Uitstel pensioen zonder dat wordt doorgewerkt

Tijdens de behandeling van de Wet verhoging AOW- en pensioen richtleeftijd (kort: Wet VAP)  is een motie ingediend waarin de regering wordt verzocht om het per 2013 mogelijk te maken dat het aanvullend pensioen tegelijk ingaat met de AOW, zonder dat er doorgewerkt hoeft te worden. Uitstel van pensioen kan immers fiscaal alleen indien en voorzover er door de werknemer wordt doorgewerkt.

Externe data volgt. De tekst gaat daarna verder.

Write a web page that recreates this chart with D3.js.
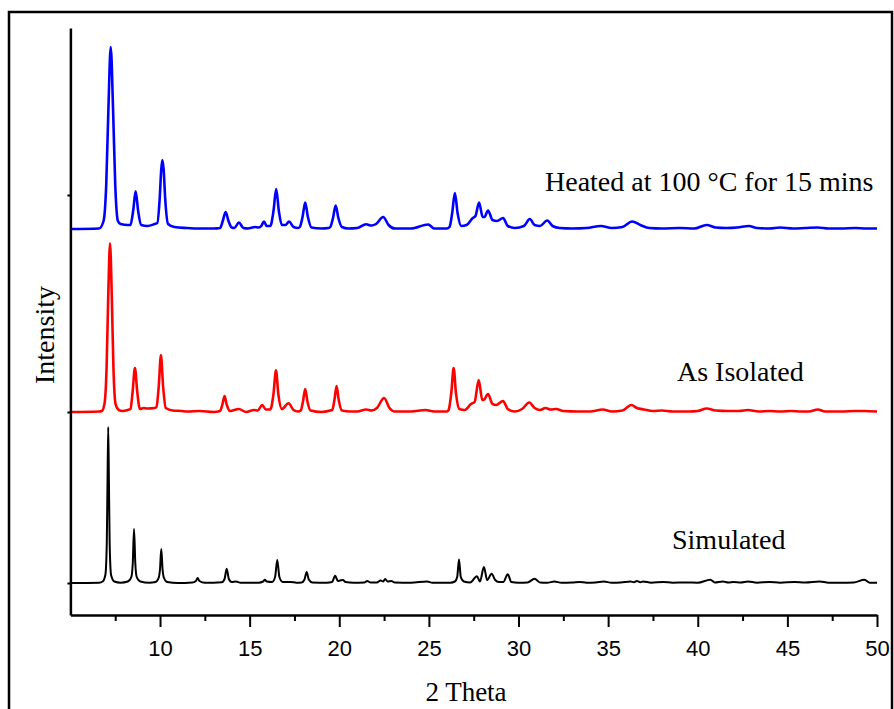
<!DOCTYPE html>
<html>
<head>
<meta charset="utf-8">
<script src="https://cdn.jsdelivr.net/npm/d3@7"></script>
<style>
  body { margin: 0; background: #fff; }
  svg { display: block; }
</style>
</head>
<body>
<svg width="894" height="709"></svg>
<script>
// 2 theta / intensity pairs (a.u.)
const simulated = [
  [5, 0], [6.6, 0.3], [6.8, 1.5], [6.95, 8], [7.03, 40], [7.07, 100], [7.11, 156], [7.15, 100], [7.19, 40], [7.27, 8], [7.45, 1.5], [7.8, 0.3],
  [8.2, 1.5], [8.4, 6], [8.48, 20], [8.55, 54], [8.62, 20], [8.7, 6], [8.9, 1.5], [9.4, 0.3],
  [9.75, 1], [9.92, 5], [10.0, 14], [10.07, 34], [10.14, 14], [10.22, 5], [10.4, 1],
  [11.0, 0], [11.8, 0.5], [12.0, 2], [12.1, 5], [12.2, 2], [12.5, 0.3],
  [13.45, 0.8], [13.6, 4], [13.72, 14.3], [13.84, 4], [14.0, 1], [14.24, 1.5], [14.5, 0.3],
  [15.5, 0.3], [15.75, 1.5], [15.85, 3.3], [15.95, 1.5],
  [16.25, 1], [16.42, 6], [16.54, 23], [16.66, 6], [16.85, 1], [17.3, 1], [17.6, 0.3],
  [17.9, 0.5], [18.06, 3.5], [18.18, 11], [18.3, 3.5], [18.5, 0.5],
  [19.3, 0.3], [19.6, 1], [19.77, 7.3], [19.92, 2], [20.05, 2.5], [20.2, 3], [20.35, 1], [20.8, 0.3],
  [21.4, 0.5], [21.56, 2], [21.75, 0.5], [22.1, 0.5], [22.3, 2.5], [22.45, 1.5], [22.56, 4], [22.7, 1.5], [22.9, 2], [23.1, 0.5],
  [24.0, 0.3], [24.9, 1.5], [25.2, 0.3], [26.2, 0.3],
  [26.45, 1.5], [26.58, 6], [26.68, 23.5], [26.78, 6], [26.95, 1.5],
  [27.3, 0.5], [27.68, 6.7], [27.85, 1.5], [28.07, 16], [28.25, 3], [28.5, 9.3], [28.7, 3], [28.9, 1], [29.15, 1], [29.4, 8.7], [29.6, 1],
  [30.0, 0.3], [30.5, 0.5], [30.9, 4.3], [31.2, 0.5], [31.6, 0.3], [32.0, 1.5], [32.4, 0.3], [33.0, 0.5], [33.4, 1], [33.8, 0.3],
  [34.3, 0.5], [34.76, 1.5], [35.2, 0.3], [35.7, 0.5], [36.25, 1.5], [36.45, 0.8], [36.6, 2], [36.8, 0.8], [36.95, 1.5], [37.4, 0.3],
  [38.07, 1], [38.6, 0.3], [39.3, 0.5], [40.0, 0.3], [40.7, 3.3], [40.95, 0.5], [41.4, 1.5], [41.7, 0.5], [42.0, 1], [42.4, 0.5],
  [42.8, 1.5], [43.3, 0.3], [44.0, 1], [44.6, 0.3], [45.4, 1], [46.0, 0.5], [46.8, 1.5], [47.3, 0.3], [48.0, 0.3], [48.7, 0.5],
  [49.3, 3.3], [49.6, 0.3], [50, 0.3]
]

const asIsolated = [
  [5, 0], [6.6, 0.5], [6.75, 1], [6.9, 8], [7.02, 45], [7.11, 115], [7.21, 168.7], [7.31, 115], [7.4, 45], [7.52, 8], [7.7, 2],
  [7.9, 1], [8.2, 2], [8.35, 3], [8.47, 20], [8.6, 44], [8.73, 20], [8.88, 3],
  [9.1, 4], [9.3, 3.5], [9.7, 4], [9.8, 5], [9.93, 26], [10.05, 57], [10.17, 26], [10.32, 4],
  [10.7, 1.5], [11.2, 1], [11.5, 0.5], [12.2, 1], [13.0, 0],
  [13.35, 1], [13.48, 7.5], [13.6, 16], [13.72, 7.5], [13.9, 1],
  [14.4, 3], [14.8, 0], [15.24, 2], [15.45, 1.5], [15.7, 7], [15.9, 2.5],
  [16.15, 2.5], [16.33, 18], [16.47, 41.7], [16.6, 18], [16.8, 3], [17.17, 8.7], [17.45, 2], [17.7, 0.5],
  [17.85, 1.5], [17.97, 10], [18.1, 23], [18.23, 10], [18.4, 1.5],
  [19.0, 0], [19.5, 1.5], [19.6, 2], [19.73, 12], [19.85, 26], [19.97, 12], [20.15, 1.5],
  [20.6, 0.5], [21.0, 0.5], [21.5, 2.5], [21.8, 1.5], [22.1, 4], [22.5, 14], [22.8, 4], [23.1, 0.5],
  [24.0, 0.5], [24.8, 2], [25.3, 0.5], [26.0, 0.5],
  [26.1, 2], [26.25, 19], [26.38, 44], [26.51, 19], [26.7, 3],
  [27.0, 2], [27.35, 8], [27.55, 10], [27.78, 32], [27.98, 12], [28.05, 12], [28.3, 18], [28.55, 8], [28.75, 7], [29.14, 11], [29.4, 3],
  [29.8, 0.5], [30.2, 3], [30.6, 9.5], [30.9, 4], [31.2, 2], [31.5, 4], [31.8, 2.5], [32.1, 3], [32.5, 1], [33.3, 0.5],
  [34.0, 0.5], [34.7, 2.5], [35.2, 0.5], [35.8, 1.5], [36.3, 7], [36.6, 4], [37.0, 2.5], [37.5, 1], [38.0, 1.5], [38.6, 0.5],
  [39.5, 0.5], [40.0, 1], [40.5, 3.5], [41.0, 1.5], [41.7, 1], [42.3, 1], [42.8, 2], [43.4, 0.5], [44.0, 1], [44.6, 0.5],
  [45.2, 1], [45.8, 0.5], [46.2, 0.5], [46.7, 2.5], [47.1, 0.5], [48.0, 0.5], [48.8, 1], [49.3, 1], [50, 0.5]
]

const heated = [
  [5, 0], [6.6, 0.5], [6.85, 8], [7.0, 45], [7.12, 120], [7.25, 182], [7.38, 120], [7.5, 45], [7.65, 8], [7.8, 5],
  [8.2, 4], [8.35, 4], [8.5, 18], [8.64, 37.6], [8.78, 18], [8.95, 4],
  [9.3, 3], [9.7, 5], [9.85, 6], [9.98, 30], [10.07, 60], [10.13, 69], [10.2, 60], [10.29, 30], [10.45, 5],
  [10.8, 2], [11.5, 1], [12.2, 0.5], [13.0, 0.5],
  [13.35, 1], [13.5, 8], [13.66, 17], [13.82, 8], [14.0, 1.5], [14.15, 1], [14.4, 6.5], [14.65, 1],
  [14.9, 0.5], [15.3, 2], [15.5, 1.5], [15.65, 3], [15.8, 7.5], [15.95, 3],
  [16.15, 3], [16.33, 18], [16.48, 40], [16.63, 18], [16.8, 4], [17.0, 4], [17.2, 7.5], [17.45, 2], [17.7, 1],
  [17.8, 2], [17.95, 12], [18.1, 26.5], [18.25, 12], [18.45, 1.5],
  [19.0, 0.5], [19.4, 1], [19.5, 2], [19.65, 11], [19.8, 23.5], [19.95, 11], [20.15, 2],
  [20.5, 0.5], [21.0, 1], [21.5, 4.7], [21.8, 3.5], [22.05, 5], [22.45, 12], [22.75, 4], [23.1, 0.5],
  [24.0, 0.5], [24.96, 4.5], [25.3, 0.5], [26.0, 0.5],
  [26.15, 2], [26.3, 16], [26.45, 36], [26.6, 16], [26.8, 3],
  [27.1, 4], [27.45, 11], [27.6, 13], [27.8, 26.5], [28.0, 12], [28.1, 12], [28.3, 18.5], [28.55, 9], [28.8, 8], [29.14, 11], [29.4, 3],
  [29.8, 1], [30.3, 3], [30.63, 10], [30.9, 4], [31.2, 3], [31.6, 8.5], [31.9, 3], [32.3, 1], [33.0, 0.5], [33.8, 1],
  [34.6, 3], [35.2, 1], [35.8, 2], [36.34, 7.5], [36.8, 4], [37.3, 1], [38.0, 0.5], [39.0, 1], [39.8, 0.5],
  [40.5, 4], [41.0, 1.5], [41.6, 1], [42.2, 1.5], [42.85, 3], [43.3, 1], [44.0, 0.5], [44.6, 1.5], [45.3, 0.5],
  [46.0, 1], [46.7, 1.5], [47.3, 0.5], [48.0, 0.5], [48.8, 1], [49.4, 0.5], [50, 0.5]
]

const seriesNames = ["Simulated", "As Isolated", "Heated at 100 °C for 15 mins"]
const seriesData = [simulated, asIsolated, heated]
const seriesOffsets = [0, 171, 354]
const seriesColors = ["#000000", "#ff0000", "#0000ff"]

const xMajorTicks = [10, 15, 20, 25, 30, 35, 40, 45, 50]
const xMinorTicks = [7.5, 12.5, 17.5, 22.5, 27.5, 32.5, 37.5, 42.5, 47.5]
const yTicks = [0, 171, 388]

const svg = d3.select("svg")

// outer frame
svg.append("rect")
    .attr("x", 9)
    .attr("y", 12)
    .attr("width", 883)
    .attr("height", 760)
    .attr("fill", "none")
    .attr("stroke", "#000")
    .attr("stroke-width", 2.5)

const x = d3.scaleLinear().domain([5, 50]).range([70.4, 877])
const y = d3.scaleLinear().domain([-32, 555]).range([615, 28])

const line = d3.line()
    .x(d => x(d[0]))
    .y(d => y(d[1]))
    .curve(d3.curveMonotoneX)

svg.append("g")
    .selectAll("path")
    .data(seriesData)
    .enter().append("path")
    .attr("d", (d, i) => line(d.map(p => [p[0], p[1] + seriesOffsets[i]])))
    .attr("fill", "none")
    .attr("stroke", (d, i) => seriesColors[i])
    .attr("stroke-width", (d, i) => i === 0 ? 2 : 2.6)
    .attr("stroke-linejoin", "round")

// axes
const xMajor = svg.append("g")
    .attr("transform", `translate(0,${y(-32)})`)
    .call(d3.axisBottom(x).tickValues(xMajorTicks).tickSize(12).tickSizeOuter(0).tickPadding(13).tickFormat(d3.format("d")))

const xMinor = svg.append("g")
    .attr("transform", `translate(0,${y(-32)})`)
    .call(d3.axisBottom(x).tickValues(xMinorTicks).tickSize(6).tickSizeOuter(0).tickFormat(""))
xMinor.select(".domain").remove()

const yAxis = svg.append("g")
    .attr("transform", `translate(${x(5)},0)`)
    .call(d3.axisLeft(y).tickValues(yTicks).tickSize(3).tickSizeOuter(0).tickFormat(""))

svg.selectAll(".domain").attr("stroke-width", 2.5)
svg.selectAll(".tick line").attr("stroke-width", 2)
xMajor.selectAll("text")
    .attr("font-family", "'Liberation Sans', Arial, sans-serif")
    .attr("font-size", 22)
    .attr("fill", "#000")

// series labels
const labelPos = [[672, 549], [677, 381], [545, 191]]
svg.append("g")
    .selectAll("text")
    .data(seriesNames)
    .enter().append("text")
    .attr("x", (d, i) => labelPos[i][0])
    .attr("y", (d, i) => labelPos[i][1])
    .attr("font-family", "'Liberation Serif', 'Times New Roman', serif")
    .attr("font-size", 28)
    .text(d => d)

svg.append("text")
    .attr("x", 466)
    .attr("y", 701)
    .attr("text-anchor", "middle")
    .attr("font-family", "'Liberation Serif', 'Times New Roman', serif")
    .attr("font-size", 27)
    .text("2 Theta")

svg.append("text")
    .attr("transform", "translate(54,335) rotate(-90)")
    .attr("text-anchor", "middle")
    .attr("font-family", "'Liberation Serif', 'Times New Roman', serif")
    .attr("font-size", 28)
    .text("Intensity")
</script>
</body>
</html>
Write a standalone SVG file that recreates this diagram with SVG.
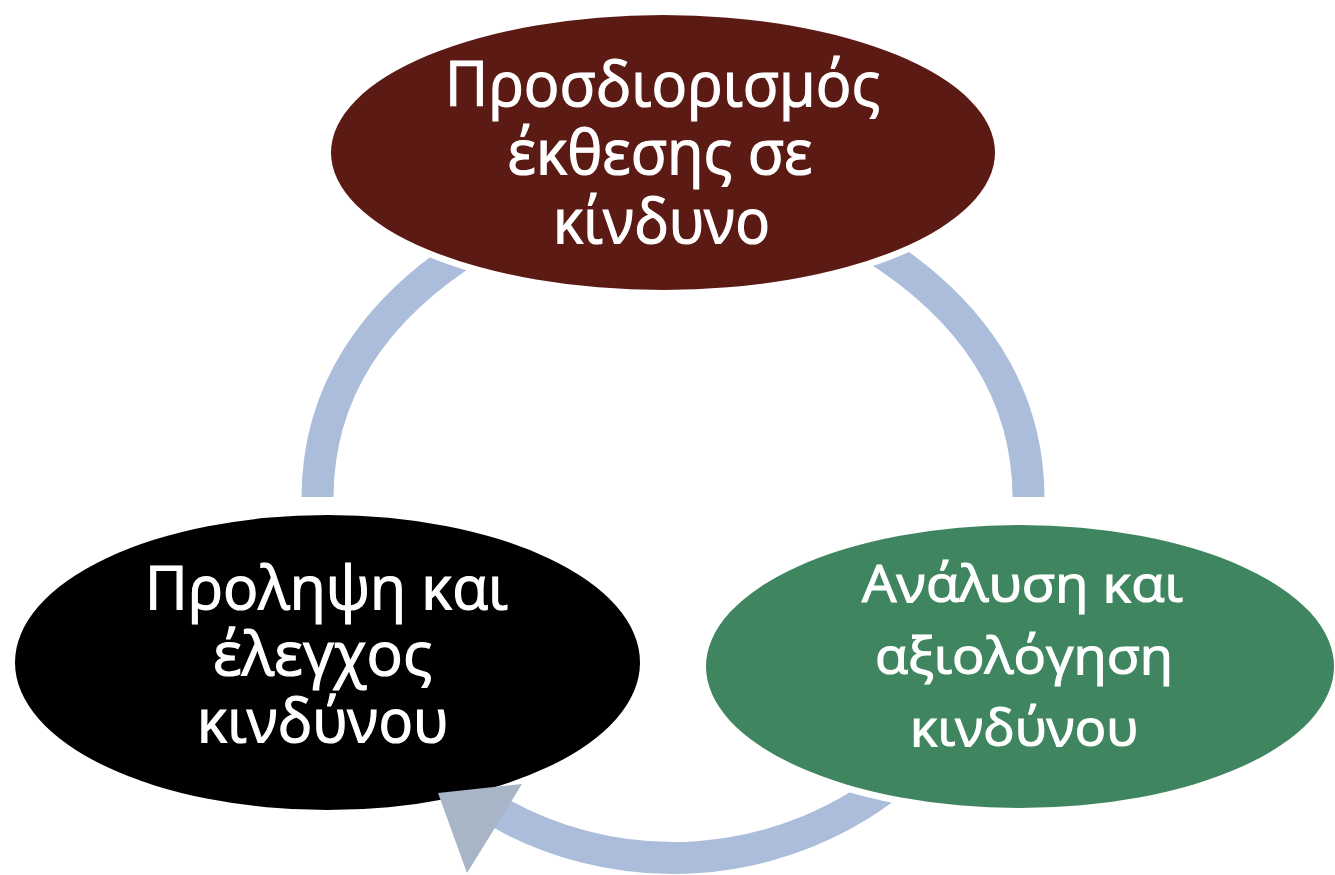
<svg xmlns="http://www.w3.org/2000/svg" width="1335" height="875" viewBox="0 0 1335 875">
  <style>
    .band { fill: none; stroke: #abbddb; stroke-width: 32; stroke-linecap: butt; }
    .halo { fill: #ffffff; }
    .lbl { fill: #ffffff; stroke: #ffffff; stroke-width: 1.2; font-family: "Open Sans", "Noto Sans", "DejaVu Sans", sans-serif; text-anchor: middle; }
    .big { font-size: 62px; }
    .mid { font-size: 60px; }
    .sm { font-size: 52px; }
  </style>
  <rect x="0" y="0" width="1335" height="875" fill="#ffffff"/>
  <g id="connectors">
    <path class="band" d="M 317.5 497 C 318 395, 371 310, 476 245"/>
    <path class="band" d="M 1028.5 497 C 1028 395, 975 310, 870 245"/>
    <path class="band" d="M 901.5 774.8 A 355.5 355.5 0 0 1 484.6 804"/>
  </g>
  <g id="node-top">
    <ellipse class="halo" cx="663" cy="152.5" rx="339" ry="144.5"/>
    <ellipse cx="663" cy="152.5" rx="332" ry="137.5" fill="#5c1a15"/>
    <text class="lbl big" x="662.5" y="106" textLength="435" lengthAdjust="spacingAndGlyphs">Προσδιορισμός</text>
    <text class="lbl big" x="660" y="174" textLength="305" lengthAdjust="spacingAndGlyphs">έκθεσης σε</text>
    <text class="lbl big" x="661.5" y="243" textLength="217" lengthAdjust="spacingAndGlyphs">κίνδυνο</text>
  </g>
  <g id="node-right">
    <ellipse class="halo" cx="1020" cy="666.5" rx="321" ry="148.5"/>
    <ellipse cx="1020" cy="666.5" rx="314" ry="141.5" fill="#3f8660"/>
    <text class="lbl sm" x="1022.5" y="602" textLength="321" lengthAdjust="spacingAndGlyphs">Ανάλυση και</text>
    <text class="lbl sm" x="1024" y="674" textLength="298" lengthAdjust="spacingAndGlyphs">αξιολόγηση</text>
    <text class="lbl sm" x="1024" y="746" textLength="228" lengthAdjust="spacingAndGlyphs">κινδύνου</text>
  </g>
  <g id="node-left">
    <ellipse cx="327.5" cy="662.5" rx="312.5" ry="147.5" fill="#000000"/>
    <text class="lbl mid" x="326.5" y="609" textLength="363" lengthAdjust="spacingAndGlyphs">Προληψη και</text>
    <text class="lbl mid" x="322.5" y="675" textLength="219" lengthAdjust="spacingAndGlyphs">έλεγχος</text>
    <text class="lbl mid" x="322.5" y="742" textLength="251" lengthAdjust="spacingAndGlyphs">κινδύνου</text>
  </g>
  <g id="arrowhead">
    <polygon points="438,793 522,784 467,873" fill="#a7b5c6"/>
  </g>
</svg>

Aan deze motie wordt, volgens het voorstel “Overige fiscale maatregelen 2013”, nu invulling gegeven door in een beleidsbesluit goed te keuren dat het tot en met maart 2015 mogelijk wordt het aanvullend pensioen, zonder dat doorgewerkt wordt, uit te stellen tot de in dat jaar geldende AOW-leeftijd (65 jaar en 3 maanden).

De groep die deze mogelijkheid hierdoor krijgt, is beperkt tot de mensen die tussen januari 2013 en maart 2015 de AOW-leeftijd bereiken. Deze groep bestaat uit mensen voor wie bij invoering van de Wet aanpassing fiscale behandeling VUT/prepensioen en introductie levensloopregeling¹ (wet VPL).

Hierdoor worden niet alleen de mensen die in 2013 de AOW-leeftijd bereiken, maar de hele groep die nog onder het VPL-overgangsrecht valt, in de gelegenheid gesteld het aanvullende pensioen uit te stellen tot de voor hen geldende AOW-leeftijd. Het VPL-overgangsrecht is het overgangsrecht dat is opgenomen in de Wet aanpassing fiscale behandeling VUT/prepensioen en introductie levensloopregeling die in 2005 van kracht werd. Toenmalige 55-plussers werden ontzien.

Een structurele aanpassing van het doorwerkvereiste vindt het kabinet niet nodig. Voor de mensen die niet onder het VPL-overgangsrecht vallen, zal vanaf 2014 in de regeling de pensioeningangsdatum aangepast worden aan de verhoogde fiscale pensioenrichtleeftijd van 67 jaar. Onder de huidige regelgeving mag het pensioen in dat geval al uitgesteld worden tot de op dat moment gehanteerde pensioeningangsdatum. De vraag is echter of iedere werkgever zijn regeling direct in 2014 zal aanpassen aan de dan geldende pensioenrichtleeftijd 67. Het is immers toegestaan om een eerdere pensioenleeftijd te hanteren, indien de opbouwpercentages in die pensioenregeling ook navenant lager zijn dan fiscaal maximaal.